[BEGIN DATA PROVIDED]

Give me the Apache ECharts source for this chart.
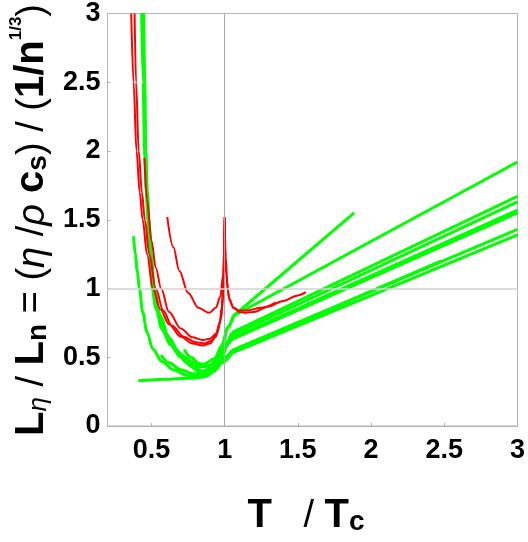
<!DOCTYPE html>
<html><head><meta charset="utf-8">
<script src="https://cdn.jsdelivr.net/npm/echarts@6/dist/echarts.min.js"></script>
<style>html,body{margin:0;padding:0;background:#fff}#c{width:528px;height:542px}</style>
</head><body><div id="c"></div><script>
// ---- tick labels ----
const xTicks = [0.5, 1, 1.5, 2, 2.5, 3];
const yTicks = [0, 0.5, 1, 1.5, 2, 2.5, 3];
// ---- reference lines ----
const refX = 1;
const refY = 1;
// ---- where green curves turn into straight high-T branches ----
const kinkT = 1.05;
// ---- green curves [T/Tc, L] ----
const greenA = [[0.437,3.0],[0.447,2.5],[0.456,2.0],[0.468,1.7],[0.478,1.5],[0.493,1.25],[0.508,1.0],[0.535,0.85],[0.58,0.7],[0.64,0.59],[0.71,0.51],[0.79,0.46],[0.86,0.45],[0.93,0.49],[0.98,0.58],[1.02,0.71],[1.06,0.8],[3.0,1.92]];
const greenB = [[0.444,3.0],[0.452,2.5],[0.459,2.0],[0.471,1.7],[0.481,1.5],[0.497,1.25],[0.513,1.0],[0.545,0.83],[0.6,0.67],[0.67,0.55],[0.75,0.47],[0.83,0.43],[0.9,0.44],[0.95,0.5],[0.99,0.6],[1.02,0.72],[1.06,0.8],[1.884,1.55]];
const greenC = [[0.378,1.38],[0.39,1.25],[0.403,1.13],[0.418,1.0],[0.44,0.83],[0.47,0.68],[0.51,0.56],[0.57,0.47],[0.65,0.41],[0.74,0.37],[0.82,0.36],[0.89,0.38],[0.95,0.43],[1.0,0.5],[1.05,0.55],[3.0,1.43]];
const greenD = [[0.41,0.33],[0.5,0.335],[0.6,0.34],[0.7,0.345],[0.8,0.35],[0.87,0.36],[0.93,0.4],[0.98,0.46],[1.05,0.53],[3.0,1.39]];
const greenE = [[0.566,0.516],[0.62,0.46],[0.7,0.41],[0.78,0.38],[0.85,0.38],[0.92,0.41],[0.97,0.46],[1.0,0.5],[1.05,0.54],[2.48,1.2]];
const greenF = [[0.724,0.557],[0.77,0.5],[0.83,0.45],[0.88,0.43],[0.94,0.46],[0.98,0.52],[1.0,0.58],[1.05,0.63],[3.0,1.55]];
const greenH = [[0.434,3.0],[0.444,2.5],[0.453,2.0],[0.465,1.7],[0.475,1.5],[0.49,1.25],[0.505,1.0],[0.53,0.86],[0.57,0.71],[0.63,0.59],[0.7,0.5],[0.78,0.43],[0.85,0.4],[0.91,0.42],[0.96,0.5],[1.0,0.6],[1.05,0.68],[3.0,1.67]];
const greenI = [[0.44,3.0],[0.449,2.5],[0.457,2.0],[0.469,1.7],[0.479,1.5],[0.495,1.25],[0.51,1.0],[0.54,0.84],[0.59,0.68],[0.66,0.56],[0.74,0.46],[0.82,0.4],[0.88,0.39],[0.94,0.42],[0.98,0.5],[1.01,0.6],[1.05,0.66],[3.0,1.63]];
const greenJ = [[0.447,3.0],[0.454,2.5],[0.46,2.0],[0.472,1.7],[0.483,1.5],[0.5,1.25],[0.518,1.0],[0.56,0.8],[0.62,0.64],[0.69,0.53],[0.77,0.44],[0.84,0.39],[0.9,0.38],[0.95,0.42],[0.99,0.52],[1.02,0.6],[1.05,0.64],[3.0,1.57]];
// ---- red curves [T/Tc, L] ----
const red1 = [[0.362,3.0],[0.378,2.5],[0.398,2.0],[0.42,1.7],[0.44,1.5],[0.47,1.25],[0.51,1.0],[0.56,0.85],[0.62,0.74],[0.7,0.65],[0.78,0.6],[0.85,0.585],[0.9,0.6],[0.94,0.65],[0.965,0.74],[0.98,0.86],[0.991,1.08],[1.0,1.52]];
const red2 = [[0.385,3.0],[0.395,2.5],[0.413,2.0],[0.435,1.7],[0.455,1.5],[0.485,1.25],[0.53,1.0],[0.58,0.84],[0.64,0.73],[0.72,0.65],[0.8,0.61],[0.86,0.6],[0.91,0.62],[0.95,0.68],[0.975,0.78],[0.99,0.95],[1.0,1.45]];
const red3 = [[0.452,1.95],[0.47,1.65],[0.5,1.35],[0.53,1.15],[0.566,1.0],[0.62,0.83],[0.7,0.71],[0.78,0.645],[0.85,0.625],[0.9,0.635],[0.94,0.67],[0.97,0.76],[0.99,0.92],[1.0,1.3]];
const red4 = [[0.608,1.52],[0.65,1.3],[0.69,1.13],[0.75,0.97],[0.82,0.86],[0.894,0.823],[0.94,0.86],[0.97,0.94],[0.99,1.1],[1.0,1.5]];
const red5 = [[1.0,1.52],[1.008,1.22],[1.02,1.0],[1.035,0.91],[1.06,0.86],[1.1,0.83],[1.143,0.823],[1.2,0.83],[1.3,0.87],[1.4,0.91],[1.5,0.95],[1.555,0.973]];
const red6 = [[1.0,1.4],[1.01,1.1],[1.03,0.93],[1.06,0.86],[1.1,0.84],[1.15,0.84],[1.25,0.86],[1.35,0.9]];

const greens = [greenD, greenC, greenE, greenF, greenJ, greenI, greenH, greenB, greenA];
const reds = [red1, red2, red3, red4, red5, red6];

const FONT = "'Liberation Sans', Arial, sans-serif";
const GRAY = '#b4b4b4';

const series = [];
series.push({
  type: 'line', data: [], silent: true, z: 1,
  markLine: {
    silent: true, symbol: 'none', label: {show: false}, animation: false,
    data: [
      {xAxis: refX, lineStyle: {color: '#a8a8a8', width: 1, type: 'solid'}},
      {yAxis: refY, lineStyle: {color: '#d2d2d2', width: 1.6, type: 'solid'}}
    ]
  }
});
greens.forEach(d => {
  // low-T part (curved) up to the kink, high-T part (straight) from the kink on
  const k = d.findIndex(p => p[0] >= kinkT);
  const low = d.slice(0, k + 1);
  const high = d.slice(k);
  series.push({
    type: 'line', data: low, showSymbol: false, smooth: 0.35, smoothMonotone: 'x',
    lineStyle: {color: '#00ff00', width: 3}, z: 3, silent: true
  });
  series.push({
    type: 'line', data: high, showSymbol: false, smooth: false,
    lineStyle: {color: '#00ff00', width: 3}, z: 3, silent: true
  });
});
reds.forEach(d => series.push({
  type: 'line', data: d, showSymbol: false, smooth: 0.35, smoothMonotone: 'x',
  lineStyle: {color: '#ff0000', width: 2}, z: 4, silent: true
}));

const chart = echarts.init(document.getElementById('c'), null, {renderer: 'canvas'});
chart.setOption({
  animation: false,
  backgroundColor: '#fff',
  grid: {left: 107.5, right: 7, top: 13, bottom: 116, show: true, borderColor: GRAY, borderWidth: 1},
  xAxis: {
    type: 'value', min: 0.2, max: 3,
    axisLine: {show: true, onZero: false, lineStyle: {color: GRAY}},
    axisTick: {show: true, inside: true, length: 3, customValues: xTicks, lineStyle: {color: GRAY}},
    axisLabel: {customValues: xTicks, fontFamily: FONT, fontSize: 27, fontWeight: 'bold', color: '#000', margin: 11},
    splitLine: {show: false}
  },
  yAxis: {
    type: 'value', min: 0, max: 3, interval: 0.5,
    axisLine: {show: true, onZero: false, lineStyle: {color: GRAY}},
    axisTick: {show: true, inside: true, length: 3, customValues: yTicks, lineStyle: {color: GRAY}},
    axisLabel: {customValues: yTicks, fontFamily: FONT, fontSize: 27, fontWeight: 'bold', color: '#000', margin: 7},
    splitLine: {show: false}
  },
  graphic: [
    {
      type: 'text', x: 30, y: 220, rotation: Math.PI / 2, silent: true,
      style: {
        text: '{b|L}{si|η}{r| / }{b|L}{sb|n}{r| = (}{i|η}{r| /}{i|ρ}{b| c}{sb|s}{r|) / (}{b|1/n}{sup|1/3}{r|)}',
        align: 'center', verticalAlign: 'middle',
        rich: {
          b: {fontFamily: FONT, fontSize: 40, fontWeight: 'bold', fill: '#000', lineHeight: 44, verticalAlign: 'bottom'},
          r: {fontFamily: FONT, fontSize: 38, fill: '#000', lineHeight: 44, verticalAlign: 'bottom'},
          i: {fontFamily: FONT, fontSize: 38, fontStyle: 'italic', fill: '#000', lineHeight: 44, verticalAlign: 'bottom'},
          si: {fontFamily: FONT, fontSize: 26, fontStyle: 'italic', fill: '#000', lineHeight: 28, verticalAlign: 'bottom'},
          sb: {fontFamily: FONT, fontSize: 28, fontWeight: 'bold', fill: '#000', lineHeight: 28, verticalAlign: 'bottom'},
          sup: {fontFamily: FONT, fontSize: 17, fontWeight: 'bold', fill: '#000', lineHeight: 8, verticalAlign: 'top'}
        }
      }
    },
    {
      type: 'text', x: 306, y: 514, silent: true,
      style: {
        text: '{b|T}{r|   / }{b|T}{sb|c}',
        align: 'center', verticalAlign: 'middle',
        rich: {
          b: {fontFamily: FONT, fontSize: 40, fontWeight: 'bold', fill: '#000', lineHeight: 44, verticalAlign: 'bottom'},
          r: {fontFamily: FONT, fontSize: 38, fill: '#000', lineHeight: 44, verticalAlign: 'bottom'},
          sb: {fontFamily: FONT, fontSize: 28, fontWeight: 'bold', fill: '#000', lineHeight: 11, verticalAlign: 'bottom'}
        }
      }
    }
  ],
  series: series
});
</script></body></html>
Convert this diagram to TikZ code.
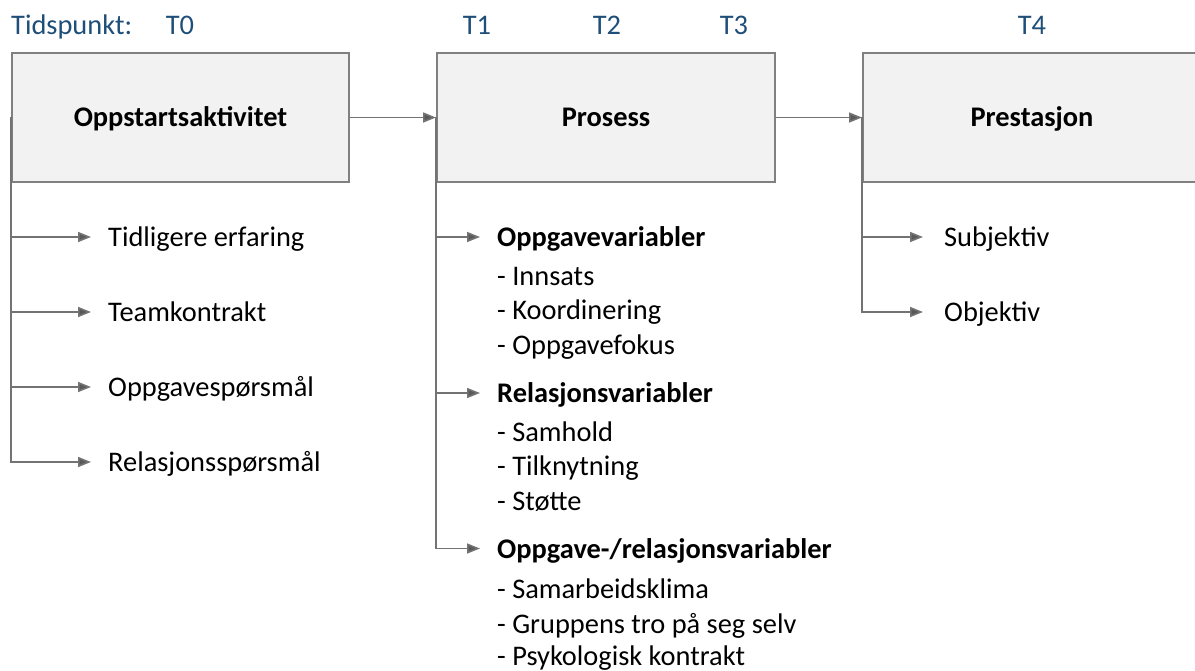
\documentclass[tikz,border=0pt]{standalone}
\usepackage{fontspec}
\setmainfont{Carlito}
\usetikzlibrary{arrows.meta}
\definecolor{tblue}{RGB}{31,78,121}
\definecolor{boxfill}{RGB}{242,242,242}
\definecolor{boxline}{RGB}{128,128,128}
\definecolor{arrline}{RGB}{115,115,115}
\definecolor{arrhead}{RGB}{89,89,89}
\begin{document}
\begin{tikzpicture}[x=1pt,y=-1pt,
  every node/.style={font=\fontsize{28.4}{34}\selectfont},
  mainbox/.style={draw=boxline,line width=2pt,fill=boxfill,minimum height=129pt,inner sep=0pt,text height=19pt,text depth=0pt,font=\fontsize{28.4}{34}\selectfont\bfseries},
  lbl/.style={anchor=west,inner sep=0pt,text height=19pt,text depth=0pt},
  tlbl/.style={anchor=base,inner sep=0pt,text=tblue},
  arr/.style={draw=arrline,line width=1.6pt,-{Triangle[length=13pt,width=10pt,fill=arrhead]}}
]
\useasboundingbox (0,0) rectangle (1195,671);
% time labels
\node[tlbl,anchor=base west] (tid) at (11,35) {Tidspunkt:};
\node[tlbl] (t0) at (180,35) {T0};
\node[tlbl] (t1) at (477,35) {T1};
\node[tlbl] (t2) at (607,35) {T2};
\node[tlbl] (t3) at (734,35) {T3};
\node[tlbl] (t4) at (1032,35) {T4};
% boxes
\node[mainbox,minimum width=337pt] (b1) at (180.5,117.5) {Oppstartsaktivitet};
\node[mainbox,minimum width=338pt] (b2) at (606,117.5) {Prosess};
\begin{scope}
\clip (0,0) rectangle (1195,671);
\node[mainbox,minimum width=338pt] (b3) at (1032,117.5) {Prestasjon};
\end{scope}
% main arrows
\draw[arr] (b1.east) -- (b2.west);
\draw[arr] (b2.east) -- (b3.west);
% left column
\node[lbl] (a1) at (108,237) {Tidligere erfaring};
\node[lbl] (a2) at (108,312) {Teamkontrakt};
\node[lbl] (a3) at (108,387) {Oppgavespørsmål};
\node[lbl] (a4) at (108,462) {Relasjonsspørsmål};
\foreach \n in {a1,a2,a3,a4}{
  \draw[arr] (b1.west) |- ([xshift=-17pt]\n.west);
}
% middle column
\node[lbl,font=\fontsize{28.4}{34}\selectfont\bfseries] (h1) at (497,237) {Oppgavevariabler};
\node[lbl] (h1a) at (497,276) {- Innsats};
\node[lbl] (h1b) at (497,310) {- Koordinering};
\node[lbl] (h1c) at (497,344.5) {- Oppgavefokus};
\node[lbl,font=\fontsize{28.4}{34}\selectfont\bfseries] (h2) at (497,393) {Relasjonsvariabler};
\node[lbl] (h2a) at (497,431.5) {- Samhold};
\node[lbl] (h2b) at (497,466) {- Tilknytning};
\node[lbl] (h2c) at (497,500.5) {- Støtte};
\node[lbl,font=\fontsize{28.4}{34}\selectfont\bfseries] (h3) at (497,548.5) {Oppgave-/relasjonsvariabler};
\node[lbl] (h3a) at (497,589) {- Samarbeidsklima};
\node[lbl] (h3b) at (497,623.5) {- Gruppens tro på seg selv};
\node[lbl] (h3c) at (497,656) {- Psykologisk kontrakt};
\foreach \n in {h1,h2,h3}{
  \draw[arr] (b2.west) |- ([xshift=-17pt]\n.west);
}
% right column
\node[lbl] (c1) at (944,237) {Subjektiv};
\node[lbl] (c2) at (944,312) {Objektiv};
\foreach \n in {c1,c2}{
  \draw[arr] (b3.west) |- ([xshift=-21pt]\n.west);
}
\end{tikzpicture}
\end{document}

[END DATA PROVIDED]

Please list every line of the records that contains "this".

Give me the Apache ECharts source for this chart.
Convert this diagram to TikZ code.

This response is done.